Vivek Wadhwa,Alex Salkever 2018年01月25日
量子计算时代很快就会到来,世界会出现极大变化。

2012年3月5日,17岁的阿里·迪可夫斯基在美国国家标准与技术研究院物理测量实验室进行量子物理实验,该实验室研究的是量子计算和量子模拟,马里兰州盖茨堡。Katherine Frey—《华盛顿邮报》/Getty Images 

虽然媒体一直紧盯哪个国家能开发出最先进人工智能系统,但另一项重要的竞赛也在不断升温,就是谁能第一个造出量子计算机。

该领域近年来突飞猛进,2018年可能会出现重大突破。这是所谓的“量子霸权”竞赛,研发完成后量子计算机不管处理任何任务性能都会明显超过传统超级计算机。

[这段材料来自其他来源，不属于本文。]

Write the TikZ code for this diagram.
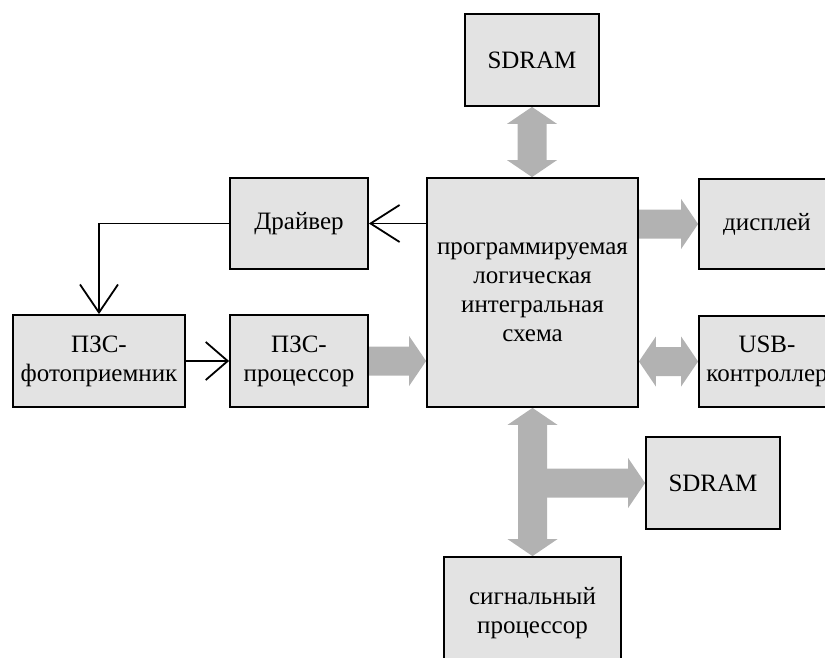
\documentclass[tikz,border=0pt]{standalone}
\usepackage{fontspec}
\setmainfont{Liberation Serif}
\usetikzlibrary{calc,arrows.meta}
\definecolor{boxfill}{RGB}{227,227,227}
\definecolor{busgray}{RGB}{178,178,178}
\pgfdeclarelayer{bg}
\pgfsetlayers{bg,main}

% wide gray bus arrow with one head, from #1 to #2
\newcommand\fatarrow[2]{%
  \coordinate (hb) at ($(#2)!17pt!(#1)$);
  \fill[busgray] ($(#1)!14.5pt!90:(#2)$) -- ($(hb)!14.5pt!90:(#2)$)
    -- ($(hb)!25pt!90:(#2)$) -- (#2) -- ($(hb)!25pt!-90:(#2)$)
    -- ($(hb)!14.5pt!-90:(#2)$) -- ($(#1)!14.5pt!-90:(#2)$) -- cycle;}

% wide gray bus arrow with heads at both ends
\newcommand\fatdarrow[2]{%
  \coordinate (ha) at ($(#1)!17pt!(#2)$);
  \coordinate (hb) at ($(#2)!17pt!(#1)$);
  \fill[busgray] (#1) -- ($(ha)!25pt!90:(#2)$) -- ($(ha)!14.5pt!90:(#2)$)
    -- ($(hb)!14.5pt!90:(#2)$) -- ($(hb)!25pt!90:(#2)$) -- (#2)
    -- ($(hb)!25pt!-90:(#2)$) -- ($(hb)!14.5pt!-90:(#2)$)
    -- ($(ha)!14.5pt!-90:(#2)$) -- ($(ha)!25pt!-90:(#2)$) -- cycle;}

\begin{document}
\begin{tikzpicture}[x=1pt, y=-1pt,
  box/.style={draw, line width=1.8pt, fill=boxfill, rectangle, align=center,
    inner sep=0pt, font=\fontsize{25}{29}\selectfont},
  wire/.style={line width=1.8pt}]
\useasboundingbox (0,0) rectangle (825,658);
\clip (0,0) rectangle (825,658);

% blocks
\node[box, minimum width=134pt, minimum height=92pt] (ramtop) at (532,60) {SDRAM};
\node[box, minimum width=211pt, minimum height=229pt] (pl) at (532.5,292.5)
  {программируемая\\логическая\\интегральная\\схема};
\node[box, minimum width=138pt, minimum height=91pt] (drv) at (299,223.5) {Драйвер};
\node[box, minimum width=136pt, minimum height=90pt] (disp) at (767,224) {дисплей};
\node[box, minimum width=172pt, minimum height=92pt] (foto) at (99,361) {ПЗС-\\фотоприемник};
\node[box, minimum width=138pt, minimum height=92pt] (proc) at (299,361) {ПЗС-\\процессор};
\node[box, minimum width=136pt, minimum height=91pt] (usb) at (767,361.5) {USB-\\контроллер};
\node[box, minimum width=134pt, minimum height=92pt] (rambot) at (713,483) {SDRAM};
\node[box, minimum width=177pt, minimum height=113pt] (sig) at (532.5,613.5)
  {сигнальный\\процессор};

% bus arrows
\begin{pgfonlayer}{bg}
  \coordinate (topin) at (ramtop.south |- pl.north);
  \fatdarrow{ramtop.south}{topin}
  \coordinate (dispout) at (pl.east |- disp.west);
  \fatarrow{dispout}{disp.west}
  \coordinate (usbout) at (pl.east |- usb.west);
  \fatdarrow{usbout}{usb.west}
  \coordinate (procin) at (proc.east -| pl.west);
  \fatarrow{proc.east}{procin}
  \coordinate (sigin) at (pl.south |- sig.north);
  \fatdarrow{pl.south}{sigin}
  \coordinate (branch) at (pl.south |- rambot.west);
  \fatarrow{branch}{rambot.west}
\end{pgfonlayer}

% control lines
\draw[wire, -{Straight Barb[length=29pt,width=37pt]}] (pl.west |- drv.east) -- (drv.east);
\draw[wire, -{Straight Barb[length=28pt,width=38pt]}] (drv.west) -| (foto.north);
\draw[wire, -{Straight Barb[length=22pt,width=38pt]}] (foto.east) -- (proc.west);
\end{tikzpicture}
\end{document}
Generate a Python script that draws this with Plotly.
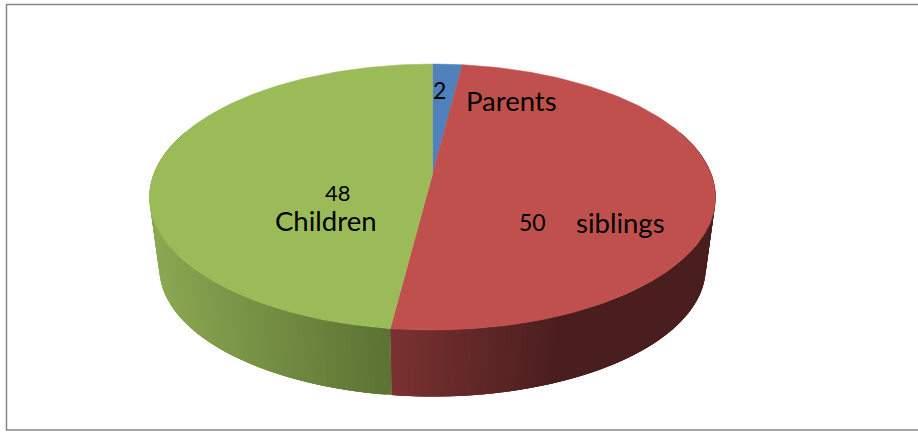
import math
import plotly.graph_objects as go

labels = ["Parents", "siblings", "Children"]
values = [2, 50, 48]
colors = ["#4f81bd", "#c0504d", "#9bbb59"]

# Perspective view of the pie, in the pixel space of the axes
CX, APEX_Y, A, B, K = 432.5, 174.0, 129.0, 278.8, 0.173
DEPTH_APEX_Y, DEPTH_SCALE = 246.0, 0.965
STEP = 1.0


def project(theta_deg, lower=False):
    t = math.radians(theta_deg)
    u, v = math.sin(t), math.cos(t)
    d = 1 + K * v
    s = DEPTH_SCALE if lower else 1.0
    ay = DEPTH_APEX_Y if lower else APEX_Y
    return CX + s * B * u / d, ay - s * A * v / d


def lerp_hex(c1, c2, f):
    f = max(0.0, min(1.0, f))
    a = [int(c1[i:i + 2], 16) for i in (1, 3, 5)]
    b = [int(c2[i:i + 2], 16) for i in (1, 3, 5)]
    return "rgb(%d,%d,%d)" % tuple(round(p + (q - p) * f) for p, q in zip(a, b))


def side_colour(idx, x):
    if idx == 1:
        return lerp_hex("#7a3231", "#4a1e1e", (x - 390) / 170)
    if idx == 2:
        return lerp_hex("#8ba852", "#5c7233", (x - 150) / 240)
    return lerp_hex("#4f81bd", "#2c4a70", 0.5)


def frange(a, b, step):
    n = max(1, int(math.ceil((b - a) / step)))
    return [a + (b - a) * i / n for i in range(n + 1)]


total = sum(values)
starts, acc = [], 0.0
for v in values:
    starts.append(acc / total * 360)
    acc += v
ends = starts[1:] + [360.0]

fig = go.Figure()

# Side wall: strips painted in order, each overlapping the next one to hide seams
for i in range(len(values)):
    lo, hi = max(starts[i], 70), min(ends[i], 290)
    if hi <= lo:
        continue
    grid = frange(lo, hi, STEP)
    for t0, t1 in zip(grid[:-1], grid[1:]):
        mid_x = (project(t0)[0] + project(t1)[0]) / 2
        col = side_colour(i, mid_x)
        arc = frange(t0, min(t1 + 2 * STEP, hi), STEP / 2)
        upper = [project(t) for t in arc]
        lower = [project(t, True) for t in reversed(arc)]
        p = upper + lower + [upper[0]]
        fig.add_trace(go.Scatter(
            x=[q[0] for q in p], y=[q[1] for q in p],
            mode="lines", fill="toself", fillcolor=col,
            line=dict(width=0), hoverinfo="skip", showlegend=False))

# Top face
for i, lab in enumerate(labels):
    pts = [project(t) for t in frange(starts[i], ends[i], STEP)]
    xs = [CX] + [q[0] for q in pts] + [CX]
    ys = [APEX_Y] + [q[1] for q in pts] + [APEX_Y]
    fig.add_trace(go.Scatter(
        x=xs, y=ys, mode="lines", fill="toself", fillcolor=colors[i],
        line=dict(color=colors[i], width=0.5), name=lab,
        hoverinfo="name", showlegend=False))

text_items = [
    (str(values[0]), 439, 90, 23),
    (labels[0], 511, 100.5, 27.5),
    (str(values[2]), 338, 192, 22),
    (labels[2], 326, 220, 27.5),
    (str(values[1]), 532, 222, 23),
    (labels[1], 620, 222.5, 27.5),
]
annotations = [dict(x=x, y=y, xref="x", yref="y", text=t, showarrow=False,
                    font=dict(family="Lato, Carlito, sans-serif", size=s, color="#000000"))
               for t, x, y, s in text_items]

fig.update_layout(
    width=918, height=432, margin=dict(l=0, r=0, t=0, b=0),
    paper_bgcolor="#ffffff", plot_bgcolor="#ffffff",
    xaxis=dict(range=[0, 918], visible=False, fixedrange=True),
    yaxis=dict(range=[432, 0], visible=False, fixedrange=True),
    annotations=annotations,
    shapes=[dict(type="path", path="M 918 4.5 L 6.5 4.5 L 6.5 430 L 918 430",
                 xref="x", yref="y", line=dict(color="#868686", width=1.5))],
)

fig.write_html("out.html", config={"displayModeBar": False},
               post_script="document.body.style.margin='0';")
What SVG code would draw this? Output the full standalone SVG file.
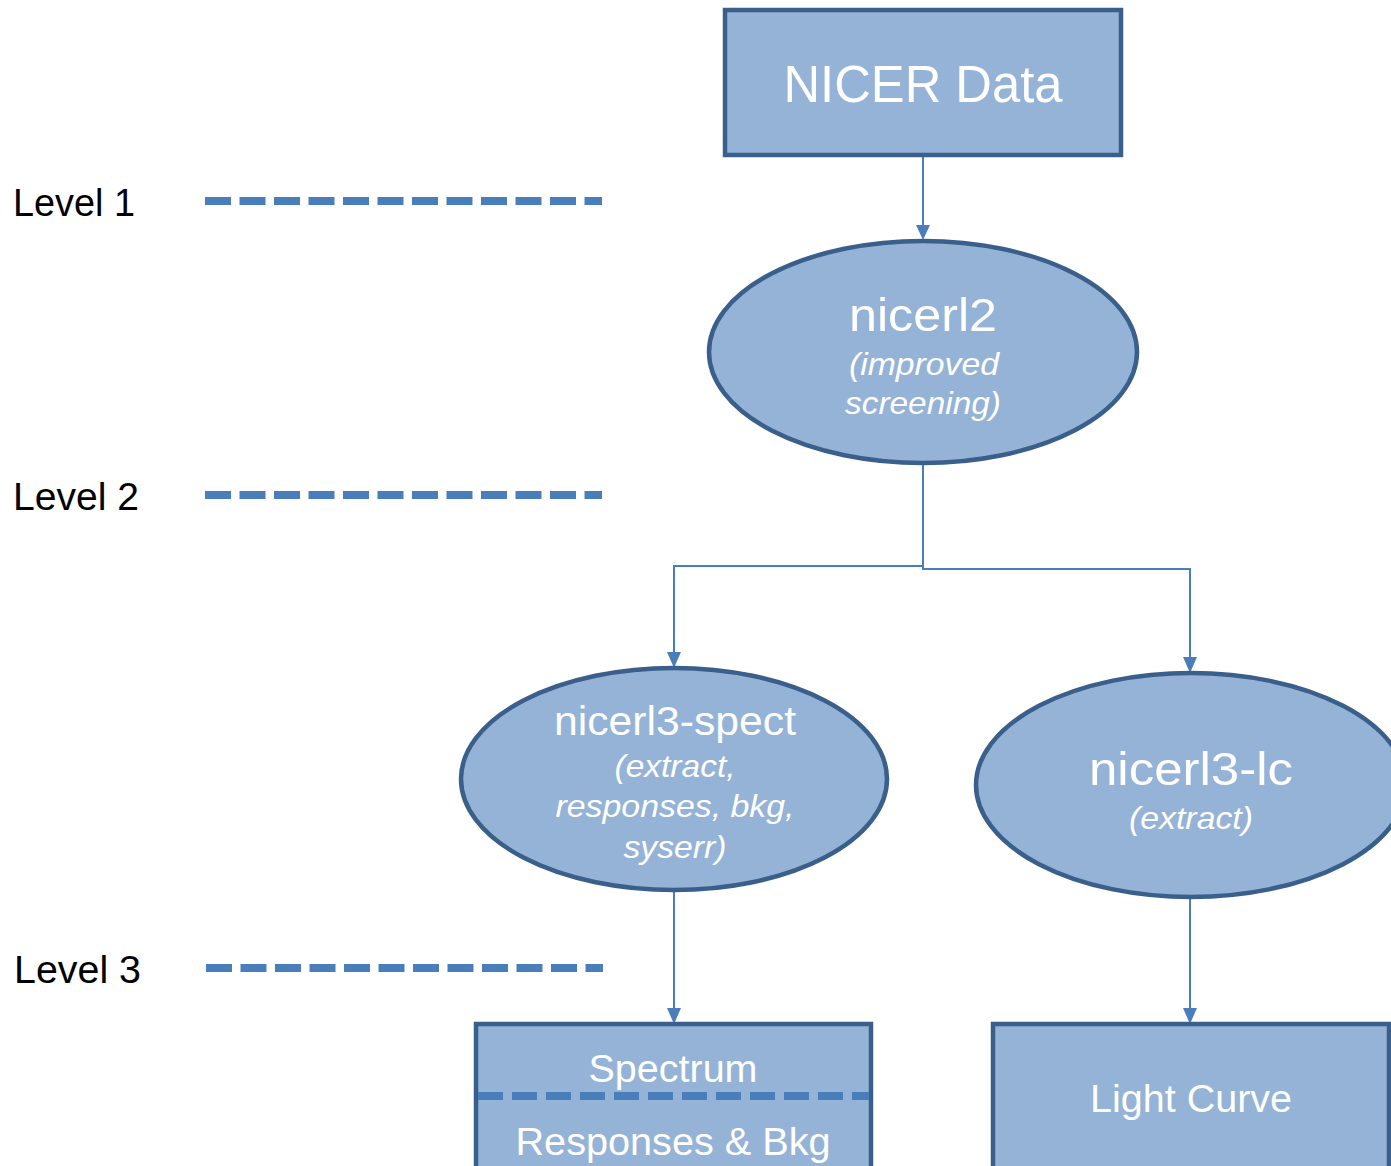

谷歌和IBM都是量子计算领域的领跑者,也都制定了实现目标的计划。英特尔也加入竞争,上周拉斯维加斯国际消费电子展上发布了为量子计算研究设计的新型49量子比特神经形态芯片。

这项技术牵涉甚广。量子计算机有可能为目前一些最难的数学和计算问题提供新角度,比如人体健康方面分析多组基因的相互作用,为化学品能态建模以及预测原子粒子的行为。互联网的安全性可能会遭到削弱,因为量子计算机可以迅速破解用于保护IT基础设施和网络的密码系统。

有一件事确定无疑,即量子计算时代很快就会到来,而且世界会出现极大变化。

简单来说,量子计算机使用的技术单位是量子比特。普通半导体用一串1和0来表达信息,而量子比特代表的是量子性,计算时可同时作为1和0。也就是说,两个量子比特就可以代表1-0、1-1、0-1和0-0四个数字序列,而且每增加一个量子比特,计算能力就会呈指数级增长。理论上,一台量子计算机只要有50个量子比特的运算能力,就能超过当今性能最强大的超级计算机。

量子计算机来得也正是时候。摩尔定律预计,单位计算能力每18个月就会翻一番,而单位计算能力的价格会下降一半。虽然定律本身没什么问题,但如今实现进步所需的资金已经远远超过以往。换句话说,每次为了提高速度,半导体公司和研究机构增加的研发开支越来越多。而另一方面,量子计算正在迅速崛起。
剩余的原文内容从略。